With GCC 5.1, it's saying that it can't deduce the second parameter ("Size x") of the template.

Explicitly stating it works, however:


int main( int argc, char** argv )
{
	A<float>::B<2> b;
	//5.0f + b; // ERROR: match for operator not found
	
	operator+<float,2>(5.0f, b); //Compiles
}

With VS2015, even operator+<float>(5.0f, b); works.

I have no idea why the unspecified version doesn't, since it seems like it ought to, but trying to reason about template deduction is best left to those on the fringe of sanity.

I was trying to add swizzling to my vector classes and came upon this problem when implementing a full set of arithmetic operators for the swizzled vectors.

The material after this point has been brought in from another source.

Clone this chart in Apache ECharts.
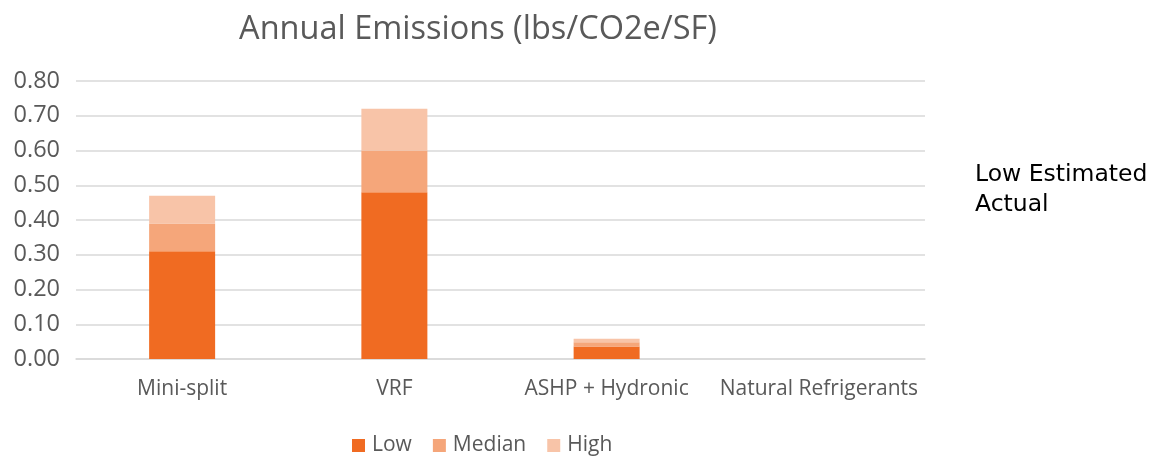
<!DOCTYPE html>
<html><head><meta charset="utf-8">
<script src="https://cdn.jsdelivr.net/npm/echarts@6/dist/echarts.min.js"></script>
<style>html,body{margin:0;padding:0;background:#fff}#c{width:1155px;height:460px}</style>
</head><body><div id="c"></div>
<script>
const categories = ['Mini-split', 'VRF', 'ASHP + Hydronic', 'Natural Refrigerants'];
const lowValues = [0.31, 0.48, 0.036, 0];
const medianValues = [0.08, 0.12, 0.012, 0];
const highValues = [0.08, 0.12, 0.010, 0];
const seriesNames = ['Low', 'Median', 'High'];
const titleText = 'Annual Emissions (lbs/CO2e/SF)';
const sideNote = 'Low Estimated\nActual';

const colors = ['#F06B22', '#F5A67A', '#F8C4A8'];
const font = '"Open Sans", "Liberation Sans", sans-serif';
const chart = echarts.init(document.getElementById('c'));
const data = [lowValues, medianValues, highValues];
chart.setOption({
  animation: false,
  title: { text: titleText, left: 473, textAlign: 'center', top: 8,
    textStyle: { fontFamily: font, fontSize: 32.5, fontWeight: 'normal', color: '#595959' } },
  graphic: [{ type: 'text', left: 975, top: 160,
    style: { text: sideNote, fontFamily: '"DejaVu Sans", sans-serif', fontSize: 23.5, fill: '#000', lineHeight: 30 } }],
  legend: { top: 430, left: 347, itemWidth: 13, itemHeight: 13, itemGap: 21,
    icon: 'rect', data: seriesNames,
    textStyle: { fontFamily: font, fontSize: 21, color: '#595959', padding: [0, 0, 0, 2] } },
  grid: { left: 76, right: 230, top: 81, bottom: 101, containLabel: false },
  xAxis: { type: 'category', data: categories,
    axisLine: { lineStyle: { color: '#d9d9d9', width: 1.5 } }, axisTick: { show: false },
    axisLabel: { interval: 0, fontFamily: font, fontSize: 21, color: '#595959', margin: 20 } },
  yAxis: { type: 'value', min: 0, max: 0.8, interval: 0.1,
    axisLine: { show: false }, axisTick: { show: false },
    splitLine: { lineStyle: { color: '#d9d9d9', width: 1.5 } },
    axisLabel: { fontFamily: font, fontSize: 23.5, color: '#595959', margin: 16,
      formatter: v => v.toFixed(2) } },
  series: seriesNames.map((n, i) => ({
    name: n, type: 'bar', stack: 'total', barWidth: 66, data: data[i],
    itemStyle: { color: colors[i] }
  }))
});
</script></body></html>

It's not a huge issue really, it only affects the operators where the first operand is a primitive type, the other operators can be class members and work fine.

There is a very detailed, specific, complicated set of patterns that a C++ compiler is supposed to be able deduce as function template arguments.

One part of why this doesn't work is very simple: each parameter is deduced independently, so the float for the first argument doesn't help at all for the second one.

For the other part, I am not 100% sure, but generally there are strict restrictions regarding non-type template parameters and qualified name lookups, and you have both there. There is a simple example in the standard stating an argument type of the form A<T1>::B<T2> will not be deduced.

You might get closer to an acceptable pattern by taking B out of A.

This works in VS2015:


# include <cstdint>
# include <iostream>
# include <vector>
# include <type_traits>
# include <string>


using namespace std;

template<typename T> class A {
	public:

		// internal B
		template<size_t x> class B {
			T asdf[x];
			};

		template<typename T> struct IsTypeB { 
			static const bool value = false;
			static const size_t size = 0;
			};

		template<size_t x> struct IsTypeB< B<x> > { 
			static const bool value = true;
			static const size_t size = x;
			};

		// internal C
		template<size_t x> class C {
			T asdf[x];
			};

		template<typename T> struct IsTypeC { 
			static const bool value = false;
			static const size_t size = 0;
			};

		template<size_t x> struct IsTypeC< C<x> > { 
			static const bool value = true;
			static const size_t size = x;
			};
	};

//template<typename T, Size x> inline A<T> operator+(T value, const typename A<T>::template B<x>& vec ) {
//	return A<T>();
//	}

template<typename T0, typename T1> 
	auto operator+(T0 v, const T1&  x) -> typename std::enable_if< A<T0>::IsTypeB<T1>::value , A<T0> >::type {
	cout << "size of B<x> = " << A<T0>::IsTypeB<T1>::size << endl;
	return A<T0>();
	}

template<typename T0, typename T1> 
	auto operator+(T0 v, const T1&  x) -> typename std::enable_if< A<T0>::IsTypeC<T1>::value , A<T0> >::type {
	cout << "size of C<x> = " << A<T0>::IsTypeC<T1>::size << endl;
	return A<T0>();
	}

	
// ----- main -----
void main() {

	A<float>::B<2> b;
	A<float>::C<3> c;

	5.0f + b;
	6.0f + c;

	cout << "done" << endl;

	getchar();
	}

As Pink Horror pointed out you're not gonna be able to deduce A<T1>::B<T2> directly. But you can 'hoist' it into the main class then use SFINAE to filter functions as necessary.

You need


template<class T>
template<Size x>
inline A<T> operator + ( T value, const typename A<T>::template B<x>& vec )
{
return A<T>();
}

^ won't work since the operator is at namespace scope, gives a "too many template argument lists" error.

I managed to solve my issue by figuring out a way to put the class "B" at namespace scope (with a forward declaration). Now the operators are found as expected.

Well then define it as a friend inside the class (will make it global). or Define it in the global namespace.

This topic is closed to new replies.